Exercise objective — Within the entries below, find the portion that opens with the line containing "Generate a Python" and closes with the line containing "plt.rcParams['font.family'] = ['Noto". Retype that portion exactly and only.

=======

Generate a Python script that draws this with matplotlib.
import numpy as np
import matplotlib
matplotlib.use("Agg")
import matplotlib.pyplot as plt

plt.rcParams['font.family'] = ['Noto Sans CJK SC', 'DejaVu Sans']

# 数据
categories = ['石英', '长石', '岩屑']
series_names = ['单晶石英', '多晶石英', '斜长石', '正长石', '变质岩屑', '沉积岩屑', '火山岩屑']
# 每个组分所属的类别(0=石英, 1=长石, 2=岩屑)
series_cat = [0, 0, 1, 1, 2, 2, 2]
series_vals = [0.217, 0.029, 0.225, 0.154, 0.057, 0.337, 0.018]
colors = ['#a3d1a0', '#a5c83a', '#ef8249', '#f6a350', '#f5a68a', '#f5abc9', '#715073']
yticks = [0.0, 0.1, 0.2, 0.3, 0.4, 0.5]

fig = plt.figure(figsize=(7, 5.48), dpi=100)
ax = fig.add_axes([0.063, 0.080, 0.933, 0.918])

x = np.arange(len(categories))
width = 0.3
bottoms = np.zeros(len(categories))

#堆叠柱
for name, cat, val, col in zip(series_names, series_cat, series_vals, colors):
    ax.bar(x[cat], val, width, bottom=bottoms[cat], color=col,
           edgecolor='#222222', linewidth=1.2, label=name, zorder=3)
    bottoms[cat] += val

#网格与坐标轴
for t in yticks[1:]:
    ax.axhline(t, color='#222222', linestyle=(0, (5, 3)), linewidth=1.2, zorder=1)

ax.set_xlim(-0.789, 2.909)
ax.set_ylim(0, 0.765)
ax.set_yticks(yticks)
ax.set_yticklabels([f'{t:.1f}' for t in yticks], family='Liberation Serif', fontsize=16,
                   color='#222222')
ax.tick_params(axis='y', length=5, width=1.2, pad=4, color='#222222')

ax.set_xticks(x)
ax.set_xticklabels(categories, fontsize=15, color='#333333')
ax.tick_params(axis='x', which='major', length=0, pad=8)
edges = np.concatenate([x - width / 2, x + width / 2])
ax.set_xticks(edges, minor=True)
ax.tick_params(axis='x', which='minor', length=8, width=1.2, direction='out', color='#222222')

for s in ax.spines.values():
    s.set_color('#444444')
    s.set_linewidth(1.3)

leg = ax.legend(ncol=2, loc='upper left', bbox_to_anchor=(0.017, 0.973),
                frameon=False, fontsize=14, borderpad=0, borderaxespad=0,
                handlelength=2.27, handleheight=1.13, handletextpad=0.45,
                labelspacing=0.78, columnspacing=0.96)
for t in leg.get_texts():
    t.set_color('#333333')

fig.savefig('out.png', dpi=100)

=======

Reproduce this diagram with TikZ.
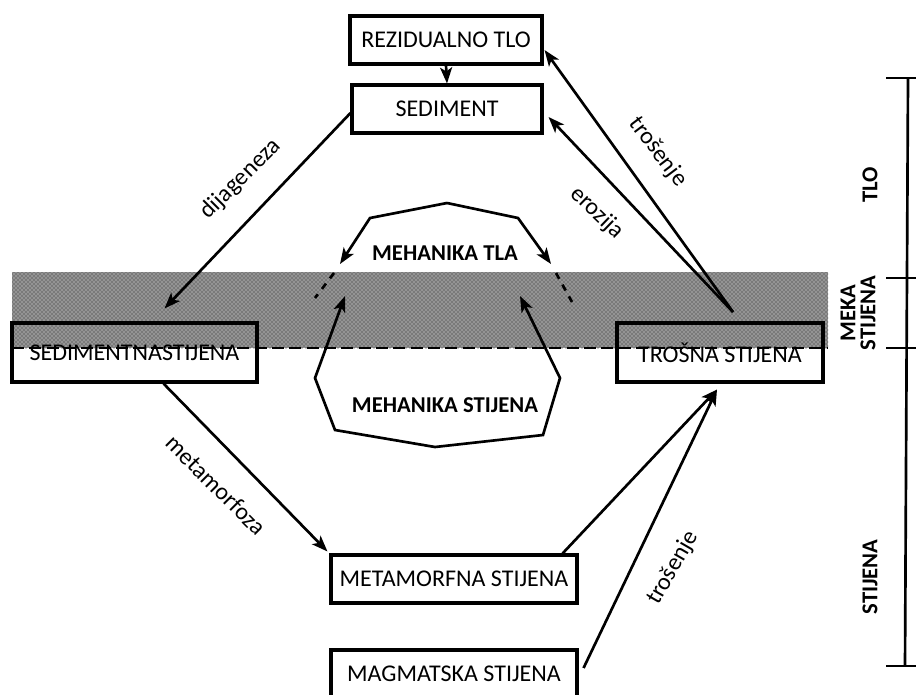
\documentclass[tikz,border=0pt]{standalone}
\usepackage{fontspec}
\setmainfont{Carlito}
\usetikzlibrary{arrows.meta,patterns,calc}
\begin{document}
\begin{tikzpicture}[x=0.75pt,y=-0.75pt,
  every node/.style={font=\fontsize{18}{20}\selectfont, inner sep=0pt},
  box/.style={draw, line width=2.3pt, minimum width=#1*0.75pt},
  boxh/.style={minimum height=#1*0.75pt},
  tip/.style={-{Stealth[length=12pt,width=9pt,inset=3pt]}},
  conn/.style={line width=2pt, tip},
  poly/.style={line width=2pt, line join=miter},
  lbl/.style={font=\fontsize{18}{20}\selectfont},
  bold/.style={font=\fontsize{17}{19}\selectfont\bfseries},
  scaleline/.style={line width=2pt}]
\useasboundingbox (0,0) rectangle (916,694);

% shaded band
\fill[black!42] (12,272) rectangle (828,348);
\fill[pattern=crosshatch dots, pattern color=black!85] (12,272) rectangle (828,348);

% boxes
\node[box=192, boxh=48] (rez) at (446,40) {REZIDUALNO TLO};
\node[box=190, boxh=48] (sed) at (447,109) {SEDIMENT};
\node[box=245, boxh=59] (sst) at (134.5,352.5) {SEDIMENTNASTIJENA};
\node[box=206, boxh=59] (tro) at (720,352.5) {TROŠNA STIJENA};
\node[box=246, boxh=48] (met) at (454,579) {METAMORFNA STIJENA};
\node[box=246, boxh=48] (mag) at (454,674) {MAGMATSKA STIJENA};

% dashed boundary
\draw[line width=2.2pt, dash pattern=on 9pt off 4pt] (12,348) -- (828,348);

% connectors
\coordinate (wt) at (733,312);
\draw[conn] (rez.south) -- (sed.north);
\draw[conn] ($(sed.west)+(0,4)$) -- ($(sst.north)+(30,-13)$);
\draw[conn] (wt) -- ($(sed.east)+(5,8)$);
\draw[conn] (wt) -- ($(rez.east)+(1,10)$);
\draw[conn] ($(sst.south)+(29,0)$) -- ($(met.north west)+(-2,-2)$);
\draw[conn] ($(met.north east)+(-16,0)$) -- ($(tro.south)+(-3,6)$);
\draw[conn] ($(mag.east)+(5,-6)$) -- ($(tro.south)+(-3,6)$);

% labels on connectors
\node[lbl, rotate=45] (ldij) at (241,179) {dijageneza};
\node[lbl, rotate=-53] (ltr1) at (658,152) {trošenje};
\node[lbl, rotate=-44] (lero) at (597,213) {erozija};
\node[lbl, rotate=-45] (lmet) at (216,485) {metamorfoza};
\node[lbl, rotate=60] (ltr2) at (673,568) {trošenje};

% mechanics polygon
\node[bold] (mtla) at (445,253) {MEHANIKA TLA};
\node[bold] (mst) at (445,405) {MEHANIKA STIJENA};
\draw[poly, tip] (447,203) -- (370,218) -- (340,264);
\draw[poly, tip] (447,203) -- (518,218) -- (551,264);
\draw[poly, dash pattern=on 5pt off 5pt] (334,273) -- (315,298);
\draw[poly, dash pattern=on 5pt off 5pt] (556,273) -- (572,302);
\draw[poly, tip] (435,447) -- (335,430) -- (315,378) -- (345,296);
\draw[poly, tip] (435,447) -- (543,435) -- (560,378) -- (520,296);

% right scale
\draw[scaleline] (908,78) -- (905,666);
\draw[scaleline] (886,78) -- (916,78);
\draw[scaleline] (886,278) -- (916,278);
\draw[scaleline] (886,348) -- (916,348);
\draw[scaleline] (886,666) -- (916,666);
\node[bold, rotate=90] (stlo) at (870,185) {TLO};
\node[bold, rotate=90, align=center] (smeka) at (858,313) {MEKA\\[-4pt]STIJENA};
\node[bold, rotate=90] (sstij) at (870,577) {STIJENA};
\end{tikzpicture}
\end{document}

=======

Full response —
Generate a Python script that draws this with matplotlib.
import numpy as np
import matplotlib
matplotlib.use("Agg")
import matplotlib.pyplot as plt

plt.rcParams['font.family'] = ['Noto Sans CJK SC', 'DejaVu Sans']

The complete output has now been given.